コロナ禍で、大きく働き方が変ったのは、なんといっても「テレワーク」や「リモート学習」が日常的になったことでしょう。

ただ、私の予想ですが、これら「テレワークの発達」は、なんらかの工夫をしなければ、結論的には、弊害がボディブローのように効いてくるのではないかと思います。

 

話は少し逸れますが、日本漢字能力検定の2006年と2016年のデータから「この10年間で成人の漢字を書く能力が低下したこと」がわかったそうです。

パソコンやスマホ、タブレットの普及と漢字の書き取り能力に、因果関係は、まだないそうですが、教育現場にパソコンやタブレットが導入され急速に普及した時期と重なるので、「影響がある可能性が高い」と考えるのは自然でしょう。

 

コロナ禍におけるデジタル教材は視覚効果や教える側と学ぶ側が、離れた場所にいても双方向性に優れており、効果的かつ効率的であることは確かでしょう。

しかし、これは、「手書き学習を経験した人」、「教室で同級生と一緒に学習した経験がある人」にとって「効果的かつ効率的」という話です。

物心がついたときから、「デジタル教材によるリモート学習主体」の教育を受けた世代にとって、言語能力や認知能力、他人とのコミュニケーション能力などへに影響がないとは、言い切れないと思います。

 

話をテレワーク(リモートワーク)に戻しますが、私は、仕事、プライベートを含め、「リアルにあったことがない仕事関係者、友人、知人」は、現在、殆どいません。

例えば、現在、主に協力関係で仕事をしている組織の方のほとんどが、コロナ禍以降、殆どお会いしていませんが、それ以前には、何度も会って直接話したことがある人ばかりです。

 

しかし、コロナ禍で、新規契約した仕事仲間と話をしていると、リアルに会ったことがないので、「距離感がある」と言います。

確かに、私も、コロナ禍以降に採用された取引先の新規職員の方とは、「冗談や雑談」を発しにくく、相手の人柄や特徴がわからないので、どこか他人行儀なやり取りになってしまいます。

 

30年近く社会人経験をしてきた私たちにとっては、リモートワークは、「通勤の時間が削減された」、「文書の印刷や配付などがなくなり楽になった」などメリットが目立ちますが、これは、「仕事仲間とリアルに同じ場所で仕事を一緒にしていた経験があればこそ」の話です。
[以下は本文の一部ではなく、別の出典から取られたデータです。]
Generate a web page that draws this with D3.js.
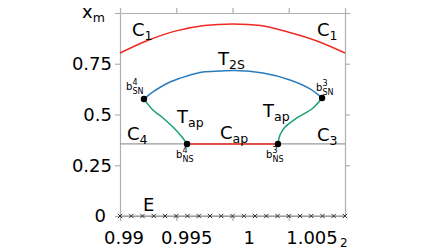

組織でものごとが決定していくプロセスや組織の不文律の決まり事など、いわゆる良い意味での「社会人の常識」や「業界の慣習」は、新社会人や業界経験のない中途採用者には、「学ぶ機会がなかなかない」のが現状ではないかと思います。

 

先日、中途採用された職員の方から業務連絡が来ました。

仕事の役割としては、この方を介して、相手先との事前折衝をするのですが、「無用なメールの往復」が続き、前に前進しません。

詳細は省きますが、この中途職員の管理職が、机を並べて、一緒に仕事をしていれば、「この仕事はもう任せて大丈夫だな」とわかるのですが、管理職と中途職員のやり取りもリモートなので、管理職に、この中途職員の現在の力量が把握し切れていなかったのではないかと思います。

 

もちろん、通信販売や航空券や新幹線、宿泊予約のように、日常生活のデジタル化、リモート化は、便利な面が多いでしょう。

しかし、仕事仲間とのコミュニケーション、部下の能力把握、取引先との折衝、組織秩序の理解・・・などは、これまでの「リアルな場での業務経験」があってこそのものです。

つまり、現状、「リモート化で便利になった」というのは、「リアルな業務経験やコミュニケーションというベースがあってのおつり」のようなものです。

ほどよく「リアルな教育や業務経験の場」を設定しなければ、弊害が顕在化してくるように思います。